B これこれは、御無沙汰いたしております
C お側にお仕えでき、これ以上、幸せな事はありません。
D 本当に、組踊は見応えがありますね。
E では、お会いして、ご機嫌をおとりしましょう。
F 我と思う者は、真剣にご覧あれ
G 各拝所(はいしょ)には、多くの場合、拝所広場もある。

【解説】
 「拝むん」は慣用的に固定した意味がある場合と、文脈から判断する場合があります。

例文@「親切(しんじち)拝むん」は「世話をして頂く」。「しんじち」は「親切」、「真心」、「誠実」等の意味の他に、転じて「世話」の意味。ちなみに、「世話(しわ)」は「心配」に転じています。「三拝拝むん」は「感謝致す」、「ありがとうございます」。
例文A「拝まっとおん」は「拝むん」の受動進行形で、「甘く見られている」、「煽てられている」の意味。
例文B「拝ん遠さん」は「御無沙汰している」の意味です。
例文C「御側拝むん」は「(貴人の)お側に仕える」の意味です。
例文D「拝事」は「見事、見応えあるもの」の意味の他、「嘲笑の対象」にも言います。
例文E「御行逢拝むん」は「お会いする」、「御面会する」。「御ちゅう拝むん」は「ご機嫌をとる」。
例文F組踊「孝行之巻」から借用。ここでの「拝み」は文脈(大蛇を鎮める為の餌食を募る立て札を村人らに説明する場面)から「ご覧あれ」です。
例文G「拝所」は「神を祭ってある所」で集落等にある小さなものは「拝(をぅがん)」。「拝ん毛」は「拝所広場」。

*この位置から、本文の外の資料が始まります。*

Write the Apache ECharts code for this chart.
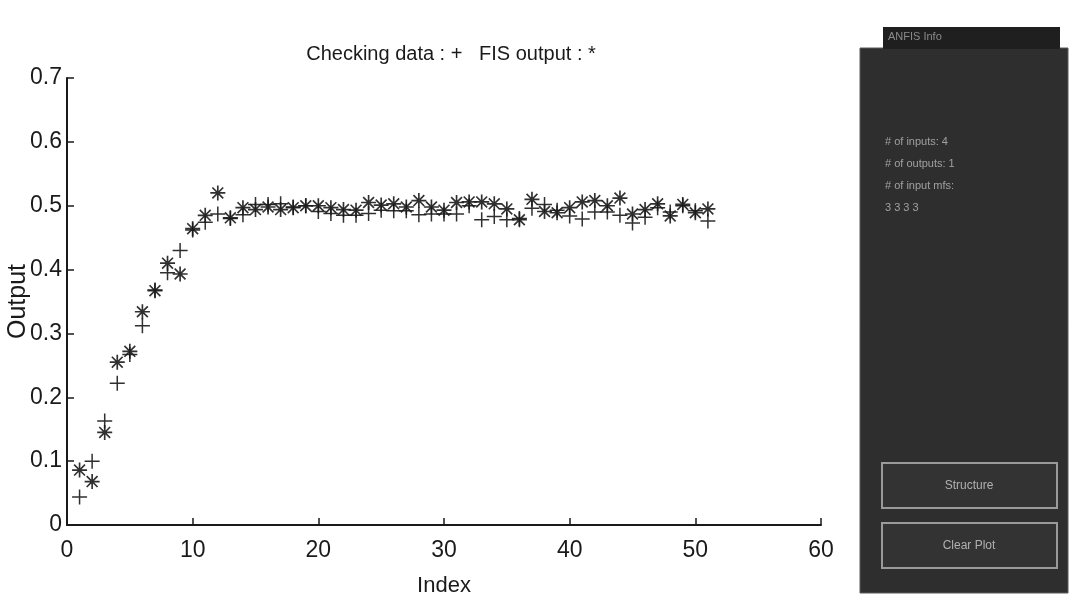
<!DOCTYPE html>
<html>
<head>
<meta charset="utf-8">
<script src="https://cdn.jsdelivr.net/npm/echarts@6/dist/echarts.min.js"></script>
<style>
html,body{margin:0;padding:0;background:#fff;}
#c{width:1072px;height:603px;}
</style>
</head>
<body>
<div id="c"></div>
<script>
// ---- data ----
const indexValues = [1,2,3,4,5,6,7,8,9,10,11,12,13,14,15,16,17,18,19,20,21,22,23,24,25,26,27,28,29,30,31,32,33,34,35,36,37,38,39,40,41,42,43,44,45,46,47,48,49,50,51];
const checkingData = [0.044,0.100,0.163,0.222,0.267,0.312,0.368,0.395,0.430,0.462,0.474,0.487,0.480,0.486,0.502,0.502,0.503,0.498,0.500,0.491,0.488,0.485,0.485,0.488,0.493,0.492,0.492,0.486,0.487,0.487,0.487,0.500,0.478,0.483,0.478,0.480,0.496,0.502,0.493,0.484,0.479,0.490,0.490,0.485,0.473,0.482,0.497,0.490,0.500,0.492,0.476];
const fisOutput = [0.086,0.068,0.145,0.255,0.272,0.334,0.367,0.410,0.393,0.464,0.485,0.520,0.481,0.497,0.494,0.498,0.494,0.497,0.500,0.500,0.497,0.494,0.493,0.505,0.501,0.503,0.498,0.508,0.498,0.493,0.505,0.506,0.506,0.503,0.495,0.478,0.510,0.491,0.489,0.497,0.506,0.508,0.500,0.512,0.487,0.494,0.503,0.484,0.502,0.489,0.495];
const titleText = 'Checking data : +   FIS output : *';
const xAxisName = 'Index';
const yAxisName = 'Output';
const panelTab = 'ANFIS Info';
const panelLines = ['# of inputs: 4', '# of outputs: 1', '# of input mfs:', '3 3 3 3'];
const buttonLabels = ['Structure', 'Clear Plot'];

const FONT = "'Liberation Sans',Arial,sans-serif";
const plusPath = 'path://M9,0 L11,0 L11,9 L20,9 L20,11 L11,11 L11,20 L9,20 L9,11 L0,11 L0,9 L9,9 Z';
const starPath = 'path://M1,9 L19,9 L19,11 L1,11 Z M9,1 L11,1 L11,19 L9,19 Z M4.2,2.8 L17.2,15.8 L15.8,17.2 L2.8,4.2 Z M15.8,2.8 L17.2,4.2 L4.2,17.2 L2.8,15.8 Z';

const chart = echarts.init(document.getElementById('c'), null, {renderer:'canvas'});
const ink = '#1a1a1a';

const panelGraphics = [
  {type:'rect', shape:{x:860,y:48,width:208,height:545}, style:{fill:'#2e2e2e', stroke:'#5a5a5a', lineWidth:1}},
  {type:'rect', shape:{x:883,y:27,width:177,height:22}, style:{fill:'#1f1f1f'}},
  {type:'text', style:{x:888,y:31,text:panelTab, fill:'#8a8a8a', font:"11px " + FONT}},
  {type:'rect', shape:{x:882,y:463,width:175,height:45}, style:{fill:'#333', stroke:'#9a9a9a', lineWidth:2}},
  {type:'rect', shape:{x:882,y:523,width:175,height:45}, style:{fill:'#333', stroke:'#9a9a9a', lineWidth:2}},
  {type:'text', style:{x:969,y:486,text:buttonLabels[0], fill:'#b0b0b0', font:"12px " + FONT, textAlign:'center', textVerticalAlign:'middle'}},
  {type:'text', style:{x:969,y:546,text:buttonLabels[1], fill:'#b0b0b0', font:"12px " + FONT, textAlign:'center', textVerticalAlign:'middle'}}
];
panelLines.forEach((t,i)=>{
  panelGraphics.push({type:'text', style:{x:885,y:136+i*22,text:t, fill:'#a0a0a0', font:"11px " + FONT}});
});

chart.setOption({
  animation:false,
  backgroundColor:'#fff',
  title:{text:titleText, left:446, top:39, textAlign:'center',
    textStyle:{fontFamily:FONT, fontSize:20, fontWeight:'normal', color:ink}},
  grid:{left:67, right:251, top:78, bottom:78, containLabel:false, outerBoundsMode:'none'},
  xAxis:{type:'value', min:0, max:60, interval:10,
    name:xAxisName, nameLocation:'middle', nameGap:50, nameMoveOverlap:false,
    nameTextStyle:{fontFamily:FONT, fontSize:22, color:ink},
    axisLine:{show:true, lineStyle:{color:ink, width:2}},
    axisTick:{show:true, inside:true, length:7, lineStyle:{color:ink, width:1.5}},
    axisLabel:{fontFamily:FONT, fontSize:23, color:ink, margin:14},
    splitLine:{show:false}},
  yAxis:{type:'value', min:0, max:0.7, interval:0.1,
    name:yAxisName, nameLocation:'middle', nameGap:36, nameRotate:90, nameMoveOverlap:false,
    nameTextStyle:{fontFamily:FONT, fontSize:25, color:ink},
    axisLine:{show:true, lineStyle:{color:ink, width:2}},
    axisTick:{show:true, inside:true, length:7, lineStyle:{color:ink, width:1.5}},
    axisLabel:{fontFamily:FONT, fontSize:23, color:ink, margin:5},
    splitLine:{show:false}},
  series:[
    {name:'Checking data', type:'scatter', symbol:plusPath, symbolSize:15,
      itemStyle:{color:ink, opacity:0.9},
      data:indexValues.map((x,i)=>[x, checkingData[i]])},
    {name:'FIS output', type:'scatter', symbol:starPath, symbolSize:15,
      itemStyle:{color:ink, opacity:0.9},
      data:indexValues.map((x,i)=>[x, fisOutput[i]])}
  ],
  graphic:panelGraphics
});
</script>
</body>
</html>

なお、宗教的には「御願(うぐぁん)」は主に「祈る行為」について、「拝」は「拝む行為」の他、「聖地」、「拝所」について言いますが、同じ意味とする説(『沖縄語辞典』等)もあります。

【応用問題】
 例文・解説文を参考に箇条文の太字部分を「拝むん」を使う文に直しなさい。
(にふぇえどぅ拝びやびる、見い遠さい、拝ん事、拝まってぃ、お側拝でぃ)

@ 今迄(なままでぃ)、御育(うすだ)てぃし呉(くぃ)みそおち、にふぇえでえびる
A 彼(あり)ぬ肝高(ちむだかゐなぐ)女ぬ御(うん)ちゅう拝(をぅが)んそおし(せ)え、見(み)い物(むん)やっさあ。
B 思里(うみさとぅ)ぬ御側寄(うすばゆ)いんなてぃ、百(むむ)果報(がふう)やいびいん。
C 見(み)い遠(どぅう)さいびいしが、まあんかい居(をぅ)みせえびいたが。
D 彼(あり)え、どぅく、褒(ふ)みらり強(ぢゅう)さぬ、却(けえ)てえ、何(ぬう)んならんなとおん。
答え:
@ にふぇえどぅ拝みやびる。
A 拝ん事。
B 御側拝でぃ。
C 御拝ん遠さい。
D 拝まってぃ。

日本語訳
@今まで、生活を援助していただきありがとうございます。
A彼が高慢ちきな女の機嫌とりをしているのは見物だな。
B彼氏のお側を居れて大変幸せです。
Cお久し振りですが、どこにいらしたのですか。
D彼は褒め殺しされて、却って、役立たずになってしまった。